2. Adım: Saç maskesi ve saç kremi ile bakım

Saç tellerini dışarıdan beslemeye yardımcı olan saç maskesi ve saç kremi gibi durulanma gerektiren ürünlerle bakım yapmak, saçınızı nasıl ve ne sıklıkta temizlediğinize ya da hangi saç tipine sahip olduğunuza bağlı olmaksızın, atlamamanız gereken adımlardan biri. Seçtiğiniz saç bakım ürününde dikkat etmeniz gereken en önemli noktaysa kuruluk, aşırı yağlanma, koparak dökülme, kırılma gibi spesifik sorunlarınıza çözüm getirebilmesi. Dolayısıyla saç bakım ürünü seçerken saç derinizin yağlı ya da kuru olmasından çok, saçlarınızın boy ve uçlarının ihtiyaç duyduğu desteği göz önünde bulundurmalısınızç

Örneğin, çok kuru saçlarınız varsa saçlarınızdaki gözeneklere nem hapsedebilecek özellikteki ürünlere, hasar görmüş ve kırılmış saçlarınız varsa biotin, kolajen, keratin gibi proteinler içeren maske ve saç kremlerine yönelebilirsiniz.  

3. Adım: Tarama ve fırçalama

Günlük saç bakım rutininin olmazsa olmazlarından biri de saçları doğru şekilde taramak ve dolaşıklıkları saça zarar vermeden açmak. Özellikle ince saç tellerine sahip olanların adeta kabusu olan dolaşıklık açma konusunda en çok tartışılan konulardan biri saçın ıslak mı yoksa kuru mu taranması gerektiği. Spesifik olarak dalgalı ve kıvırcık saçlı kişilerin kırılmayı en aza indirmek için saçlarını ıslakken taraması önerilirken, düz saçlarda tam tersine, saçın kuru olarak taranması tavsiye ediliyor.

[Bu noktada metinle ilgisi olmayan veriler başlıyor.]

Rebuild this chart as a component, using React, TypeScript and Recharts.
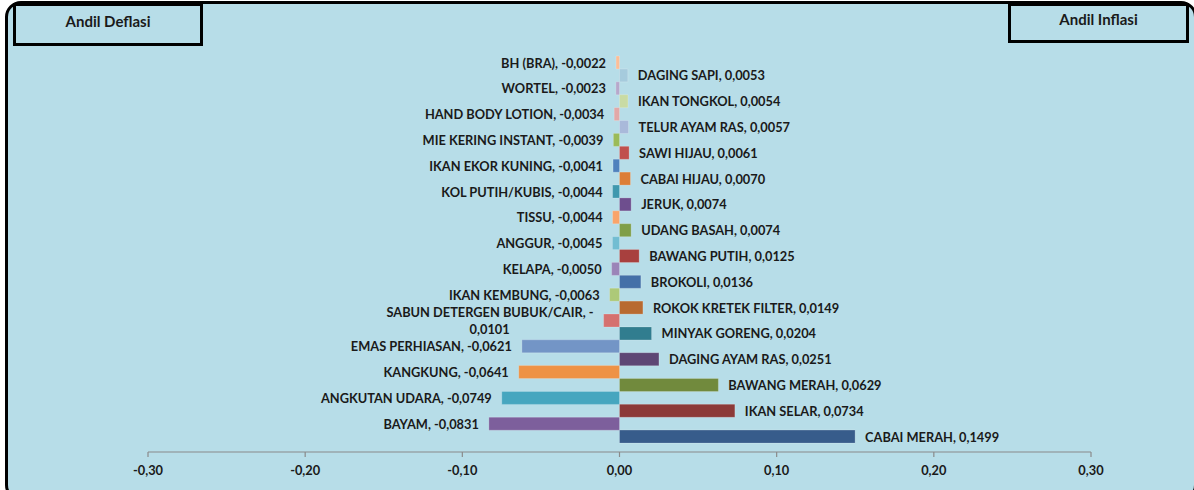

Saç tipiniz ne olursa olsun, dolaşıklık açma işlemine uçlardan başlayıp köklere doğru düğümleri açarak ilerlemeniz gerekiyor. Saçlarınızı köklerden uca doğru açmaya çalıştığınızda, alt kısımlardaki düğümlenmeleri açılamayacak kadar sıkıştıracağınız için saçlarınızın kırılma ve zarar görme olasılığı çok daha yüksek. Saç tipinize ve tercihinize göre bu aşamada fırça, tarak ve hatta parmaklarınızı kullanabilirsiniz. Tarak seçiminde büyük dişli ve seyrek aralıklı, fırça seçimindeyse dolaşıklık açmak üzere tasarlanmış, yumuşak kıllı bir fırça tercih edebilirsiniz.

4. Adım: Nemlendirme

Saçı doğru şekilde nemlendirmek, bakım kolaylığından saç şekillendirmeye kadar neredeyse tüm aşamaları etkileyecek bir adım. Doğru nemlendirici ürünü seçmenin en önemli püf noktası, saç yüzeyinden ve derisinden kolayca arınabilen, ancak gözeneklere hapsolabilecek kadar da küçük moleküllü ürünler tercih etmek.

Skualen yağı ve jojoba yağıSkualen yağı ve  gibi küçük moleküllü ve saçtan kolay arınan yağlar ile bu yağları içeren serumları kullanabilirsiniz. Saçlarınızı ağırlaştırmamak ve sertleşip kırılmalarını önlemek içinse büyük moleküllü zeytinyağı, Hindistan cevizi yağı ve argan yağı gibi yağlardan uzak durmalısınız.

5. Adım: Şekillendirme

Saçlarınızın nasıl göründüğü sizin için çok önemli olmasa bile, en azından saçlarınızı taramanız, fırçalamanız ya da dolaşıklıkları gidermeniz bile saçınızın şeklinin düzgün görünmesi için gerekli olan adımlar. Ancak kabaran ve elektriklenen ya da belirgin bir şekli olmayan dalgalı saçlar için şekillendirme de günlük saç bakım rutininin ayrılmaz bir parçası.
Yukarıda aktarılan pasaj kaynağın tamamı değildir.